Despite a prolonged downturn in the cryptocurrency markets—down roughly 65% from their November 2021 peak, representing a staggering $2 trillion loss in total market capitalization—the underlying fundamentals of the industry continue to strengthen. Regulatory scrutiny, high-profile hacks, and macroeconomic headwinds have dominated headlines, particularly in the United States, casting a shadow over short-term sentiment. Yet beneath the surface, a powerful narrative of resilience and growth is unfolding.
On September 26, DeFi researcher Thor Hartvigsen shared a compelling set of four charts that highlight how crypto adoption and infrastructure development are advancing at an unprecedented pace. His conclusion?

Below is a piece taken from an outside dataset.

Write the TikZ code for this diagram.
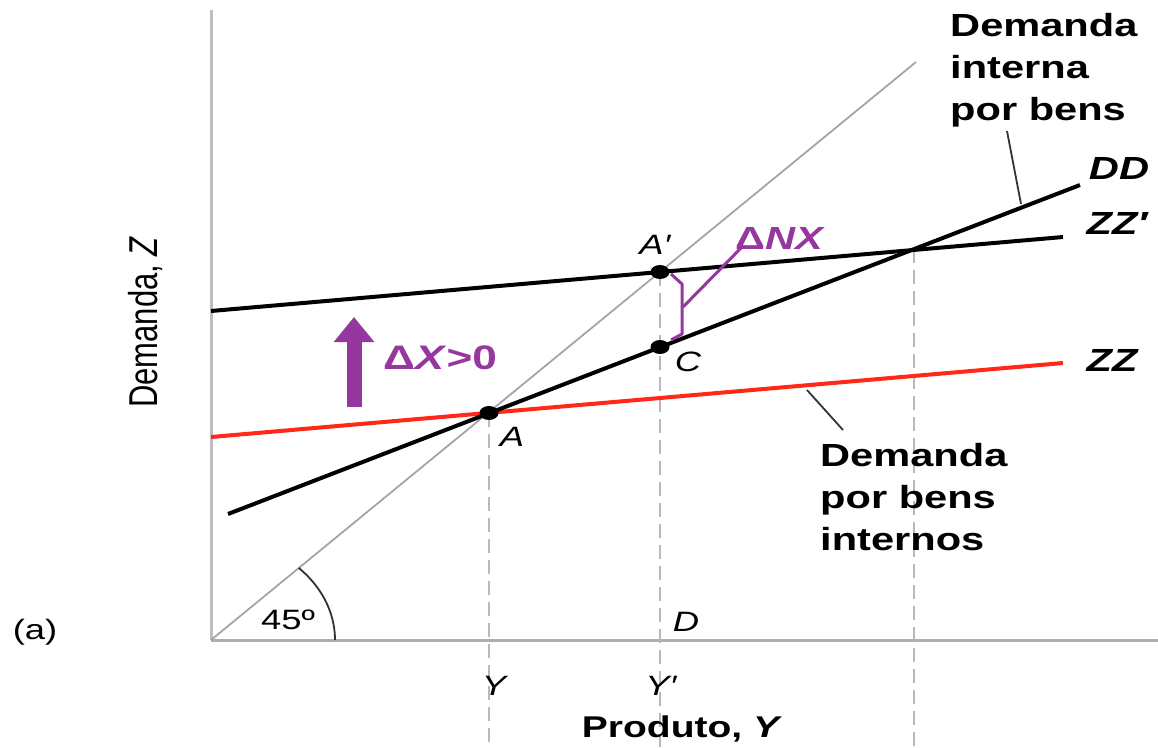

“I am more optimistic about the future of Crypto/DeFi than I’ve ever been.”
Let’s break down these charts and explore what they reveal about the current state—and future potential—of the crypto ecosystem.
1. Ethereum and Layer-2 Wallet Growth at All-Time Highs
The first chart tracks the total number of daily active wallets across Ethereum and its layer-2 scaling solutions. Despite two years of bear market conditions, user activity remains robust and has actually reached record levels.
This metric is critical because it reflects real on-chain usage—not speculative trading, but actual interaction with decentralized applications (dApps), DeFi protocols, NFT platforms, and more. The sustained growth suggests that developers and users are continuing to build and engage with the Ethereum ecosystem, even without bullish price action.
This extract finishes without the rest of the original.